Task prompt:
Retype exactly the lines from the first one through the line with "var mcf7htStar = [0, 0, 0, 1];", including both ends; skip any pictures.
— START OF Collected material —
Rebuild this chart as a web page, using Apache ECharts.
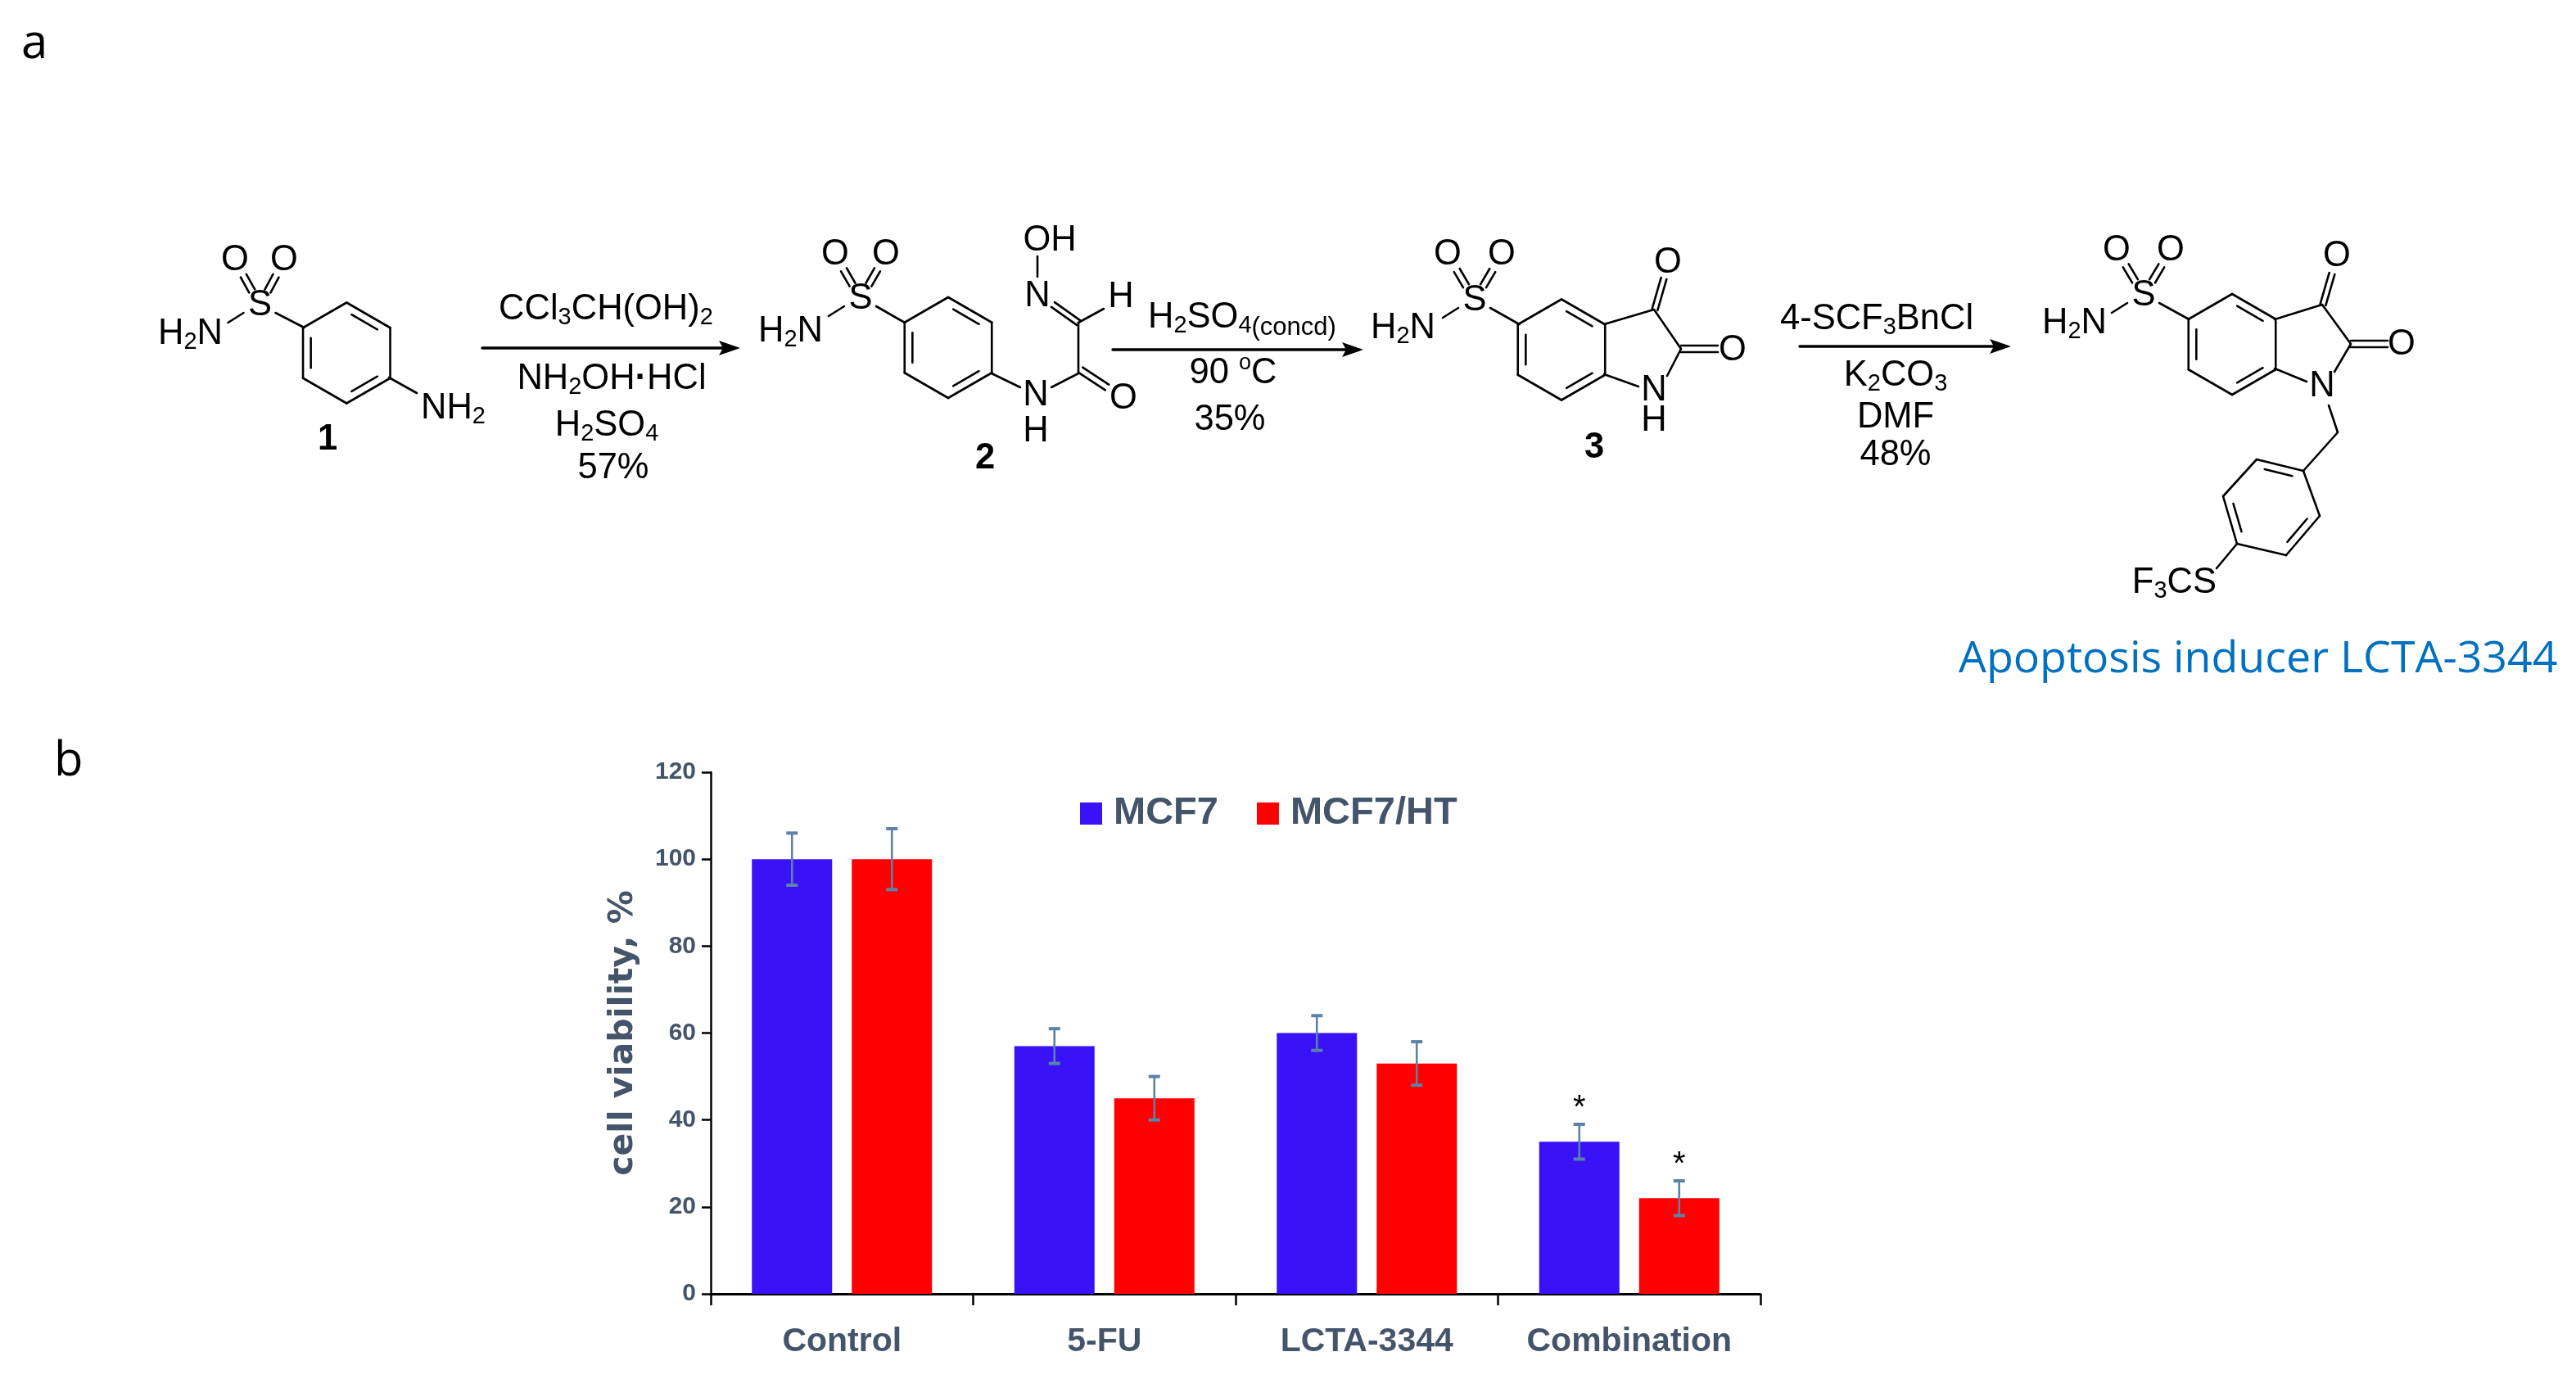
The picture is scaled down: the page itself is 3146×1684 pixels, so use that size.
<!DOCTYPE html>
<html>
<head>
<meta charset="utf-8">
<style>html,body{margin:0;padding:0;background:#fff}#container{width:3146px;height:1684px}</style>
<script src="https://cdn.jsdelivr.net/npm/echarts@6/dist/echarts.min.js"></script>
</head>
<body>
<div id="container"></div>
<script>
// bar chart values
var categories = ['Control', '5-FU', 'LCTA-3344', 'Combination'];
var mcf7 = [100, 57, 60, 35];
var mcf7Err = [6, 4, 4, 4];
var mcf7Star = [0, 0, 0, 1];
var mcf7ht = [100, 45, 53, 22];
var mcf7htErr = [7, 5, 5, 4];
var mcf7htStar = [0, 0, 0, 1];

var blue = '#3A12F8';
var red = '#FF0000';
var slate = '#44546A';
var errColor = '#5B83A8';
var barW = 98;
var barGapPx = 24;
var sans = '"Liberation Sans", Arial, sans-serif';

var myChart = echarts.init(document.getElementById('container'));

// ---- scheme (panel a) drawn as plain graphic elements ----
var g = [];
var rich = {
    t: {fontSize: 43.5, fontFamily: sans, color: '#000'},
    s: {fontSize: 29, fontFamily: sans, color: '#000', padding: [19, 0, 0, 0]},
    u: {fontSize: 27, fontFamily: sans, color: '#000', padding: [0, 0, 24, 0]},
    c: {fontSize: 31, fontFamily: sans, color: '#000', padding: [24, 0, 0, 0]},
    d: {fontSize: 43.5, fontFamily: sans, fontWeight: 'bold', color: '#000'}
};
function line(x1, y1, x2, y2, w) {
    g.push({type: 'line', silent: true, shape: {x1: x1, y1: y1, x2: x2, y2: y2},
        style: {stroke: '#000', lineWidth: w || 2.6, lineCap: 'round'}});
}
function dbl(x1, y1, x2, y2, off) {
    var dx = x2 - x1, dy = y2 - y1, l = Math.sqrt(dx * dx + dy * dy);
    var nx = -dy / l * off, ny = dx / l * off;
    line(x1 + nx, y1 + ny, x2 + nx, y2 + ny);
    line(x1 - nx, y1 - ny, x2 - nx, y2 - ny);
}
function txt(x, y, s, align, bold) {
    g.push({type: 'text', silent: true, style: {x: x, y: y, text: s, rich: rich,
        fontSize: 43.5, fontWeight: bold ? 'bold' : 'normal', fontFamily: sans, fill: '#000',
        align: align || 'center', verticalAlign: 'middle'}});
}
function ring(v) {
    var cx = 0, cy = 0, i;
    for (i = 0; i < 6; i++) { cx += v[i][0] / 6; cy += v[i][1] / 6; }
    for (i = 0; i < 6; i++) {
        var a = v[i], b = v[(i + 1) % 6];
        line(a[0], a[1], b[0], b[1]);
        if (i % 2 == 0) {
            var k = 0.82, lo = 0.14, hi = 0.86;
            var ax = cx + (a[0] - cx) * k, ay = cy + (a[1] - cy) * k;
            var bx = cx + (b[0] - cx) * k, by = cy + (b[1] - cy) * k;
            line(ax + (bx - ax) * lo, ay + (by - ay) * lo, ax + (bx - ax) * hi, ay + (by - ay) * hi);
        }
    }
}
function flatRing(cx, cy, r) {
    var hw = r * 0.866;
    return [[cx, cy - r], [cx + hw, cy - r / 2], [cx + hw, cy + r / 2], [cx, cy + r], [cx - hw, cy + r / 2], [cx - hw, cy - r / 2]];
}
// SO2NH2 group: S position, the two O, the ring atom, right end of the H2N text
function sulfonamide(sx, sy, ox1, ox2, oy, rx, ry, nx, ny) {
    txt(sx, sy, 'S');
    txt(ox1, oy, 'O');
    txt(ox2, oy, 'O');
    txt(nx, ny, '{t|H}{s|2}{t|N}', 'right');
    line(sx + 19, sy + 9, rx, ry);
    line(sx - 20, sy + 9, sx - 39, sy + 21);
    dbl(sx + (ox1 - sx) * 0.32, sy + (oy - sy) * 0.32, sx + (ox1 - sx) * 0.66, sy + (oy - sy) * 0.66, 4);
    dbl(sx + (ox2 - sx) * 0.32, sy + (oy - sy) * 0.32, sx + (ox2 - sx) * 0.66, sy + (oy - sy) * 0.66, 4);
}
function arrow(x1, x2, y) {
    line(x1, y, x2 - 14, y, 3.4);
    g.push({type: 'polygon', silent: true, shape: {points: [[x2, y], [x2 - 26, y - 9], [x2 - 21, y], [x2 - 26, y + 9]]},
        style: {fill: '#000'}});
}

// panel letters
g.push({type: 'text', silent: true, style: {x: 26, y: 54, text: 'a', fontSize: 58, fontFamily: '"Open Sans", sans-serif', fill: '#000', align: 'left', verticalAlign: 'middle'}});
g.push({type: 'text', silent: true, style: {x: 66, y: 930, text: 'b', fontSize: 58, fontFamily: '"Open Sans", sans-serif', fill: '#000', align: 'left', verticalAlign: 'middle'}});

// compound 1
ring(flatRing(423.3, 431, 61.5));
sulfonamide(317.5, 373, 287, 347, 318, 371.4, 400, 272, 408);
line(475, 461, 509, 480);
txt(514, 499, '{t|NH}{s|2}', 'left');
txt(400, 537, '1', 'center', true);

// arrow 1
arrow(589, 904, 425);
txt(740, 378, '{t|CCl}{s|3}{t|CH(OH)}{s|2}');
txt(747, 463, '{t|NH}{s|2}{t|OH}{d|·}{t|HCl}');
txt(741, 520, '{t|H}{s|2}{t|SO}{s|4}');
txt(749, 572, '57%');

// compound 2
ring(flatRing(1158, 424.5, 61.5));
sulfonamide(1051, 365, 1020, 1082, 311, 1105, 394, 1005, 405);
txt(1265, 483, 'N');
txt(1265, 527, 'H');
line(1211, 456, 1246, 473);
line(1284, 473, 1317, 456);
dbl(1320, 452, 1352, 473, 4);
line(1317, 456, 1317, 394);
dbl(1317, 394, 1286, 372, 3.5);
txt(1372, 487, 'O');
txt(1267, 362, 'N');
txt(1282, 294, 'OH');
line(1267, 313, 1267, 338);
line(1317, 394, 1348, 377);
txt(1369, 363, 'H');
txt(1203, 560, '2', 'center', true);

// arrow 2
arrow(1359, 1665, 427);
txt(1402, 388, '{t|H}{s|2}{t|SO}{s|4}{c|(concd)}', 'left');
txt(1506, 456, '{t|90 }{u|o}{t|C}');
txt(1502, 513, '35%');

// compound 3
ring(flatRing(1907, 427, 61.5));
sulfonamide(1801, 367, 1768, 1834, 311, 1855.5, 396, 1753, 401);
line(1959, 396, 2020, 378);
line(2020, 378, 2053, 426);
line(2053, 426, 2036, 459);
line(1959, 457, 2001, 472);
dbl(2021, 378, 2032, 340, 3.5);
dbl(2053, 426, 2098, 426, 4);
txt(2020, 477, 'N');
txt(2020, 514, 'H');
txt(2037, 321, 'O');
txt(2116, 428, 'O');
txt(1947, 547, '3', 'center', true);

// arrow 3
arrow(2198, 2456, 423);
txt(2292, 390, '{t|4-SCF}{s|3}{t|BnCl}');
txt(2315, 459, '{t|K}{s|2}{t|CO}{s|3}');
txt(2315, 510, 'DMF');
txt(2315, 556, '48%');

// LCTA-3344
ring(flatRing(2726, 420.5, 61.5));
sulfonamide(2618, 361, 2585, 2651, 305.5, 2673.5, 390, 2573, 395);
line(2778, 390, 2836, 372);
line(2836, 372, 2871, 420);
line(2871, 420, 2851, 454);
line(2778, 450, 2817, 466);
dbl(2837, 372, 2848, 334, 3.5);
dbl(2871, 420, 2916, 420, 4);
txt(2836, 472, 'N');
txt(2854, 313, 'O');
txt(2933, 421, 'O');
line(2844, 495, 2855, 528);
line(2855, 528, 2813, 575);
ring([[2813, 575], [2756, 561], [2715, 606], [2732, 664], [2792, 678], [2833, 630]]);
line(2732, 664, 2707, 694);
txt(2707, 712, '{t|F}{s|3}{t|CS}', 'right');
g.push({type: 'text', silent: true, style: {x: 2392, y: 806, text: 'Apoptosis inducer LCTA-3344', fontSize: 53.7,
    fontFamily: '"Open Sans", sans-serif', fill: '#0070C0', align: 'left', verticalAlign: 'middle'}});

// ---- error bars ----
function errSeries(name, vals, errs, stars, shift) {
    var data = categories.map(function (c, i) { return [i, vals[i] - errs[i], vals[i] + errs[i], stars[i]]; });
    return {
        name: name + ' err',
        type: 'custom',
        z: 5,
        data: data,
        encode: {x: 0, y: [1, 2]},
        renderItem: function (params, api) {
            var lo = api.coord([api.value(0), api.value(1)]);
            var hi = api.coord([api.value(0), api.value(2)]);
            var x = lo[0] + shift, cap = 7;
            var st = {stroke: errColor, lineWidth: 2.6};
            var kids = [
                {type: 'line', shape: {x1: x, y1: lo[1], x2: x, y2: hi[1]}, style: st},
                {type: 'line', shape: {x1: x - cap, y1: lo[1], x2: x + cap, y2: lo[1]}, style: {stroke: errColor, lineWidth: 4}},
                {type: 'line', shape: {x1: x - cap, y1: hi[1], x2: x + cap, y2: hi[1]}, style: {stroke: errColor, lineWidth: 4}}
            ];
            if (api.value(3)) {
                kids.push({type: 'text', style: {x: x, y: hi[1] - 19, text: '*', fontSize: 40, fontFamily: sans,
                    fill: '#000', align: 'center', verticalAlign: 'middle'}});
            }
            return {type: 'group', children: kids};
        }
    };
}

var shift = (barW + barGapPx) / 2;
var option = {
    backgroundColor: '#fff',
    animation: false,
    grid: {left: 868, right: 996, top: 943, bottom: 104, containLabel: false},
    legend: {
        left: 1319, top: 970,
        padding: 0,
        data: ['MCF7', 'MCF7/HT'],
        itemWidth: 27, itemHeight: 27, itemGap: 47,
        icon: 'rect',
        selectedMode: false,
        formatter: '{name}',
        textStyle: {color: slate, fontSize: 47, fontWeight: 'bold', fontFamily: sans, padding: [0, 0, 0, 9]}
    },
    xAxis: {
        type: 'category',
        data: categories,
        axisLine: {lineStyle: {color: '#000', width: 3}},
        axisTick: {show: true, interval: 0, length: 14, lineStyle: {color: '#000', width: 2.5}},
        axisLabel: {color: slate, fontSize: 41, fontWeight: 'bold', fontFamily: sans, margin: 38, interval: 0}
    },
    yAxis: {
        type: 'value',
        min: 0, max: 120, interval: 20,
        name: 'cell viability, %',
        nameLocation: 'middle',
        nameRotate: 90,
        nameGap: 86,
        nameTextStyle: {color: slate, fontSize: 41, fontWeight: 'bold', fontFamily: '"DejaVu Sans", sans-serif'},
        splitLine: {show: false},
        axisLine: {show: true, lineStyle: {color: '#000', width: 2.5}},
        axisTick: {show: true, length: 11, lineStyle: {color: '#000', width: 2.5}},
        axisLabel: {color: slate, fontSize: 30, fontWeight: 'bold', fontFamily: sans, margin: 18}
    },
    series: [
        {name: 'MCF7', type: 'bar', data: mcf7, barWidth: barW, barGap: (barGapPx / barW * 100) + '%', itemStyle: {color: blue}},
        {name: 'MCF7/HT', type: 'bar', data: mcf7ht, barWidth: barW, itemStyle: {color: red}},
        errSeries('MCF7', mcf7, mcf7Err, mcf7Star, -shift),
        errSeries('MCF7/HT', mcf7ht, mcf7htErr, mcf7htStar, shift)
    ],
    graphic: g
};
myChart.setOption(option, true);
</script>
</body>
</html>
— END OF Collected material —
Expected answer:
Rebuild this chart as a web page, using Apache ECharts.
The picture is scaled down: the page itself is 3146×1684 pixels, so use that size.
<!DOCTYPE html>
<html>
<head>
<meta charset="utf-8">
<style>html,body{margin:0;padding:0;background:#fff}#container{width:3146px;height:1684px}</style>
<script src="https://cdn.jsdelivr.net/npm/echarts@6/dist/echarts.min.js"></script>
</head>
<body>
<div id="container"></div>
<script>
// bar chart values
var categories = ['Control', '5-FU', 'LCTA-3344', 'Combination'];
var mcf7 = [100, 57, 60, 35];
var mcf7Err = [6, 4, 4, 4];
var mcf7Star = [0, 0, 0, 1];
var mcf7ht = [100, 45, 53, 22];
var mcf7htErr = [7, 5, 5, 4];
var mcf7htStar = [0, 0, 0, 1];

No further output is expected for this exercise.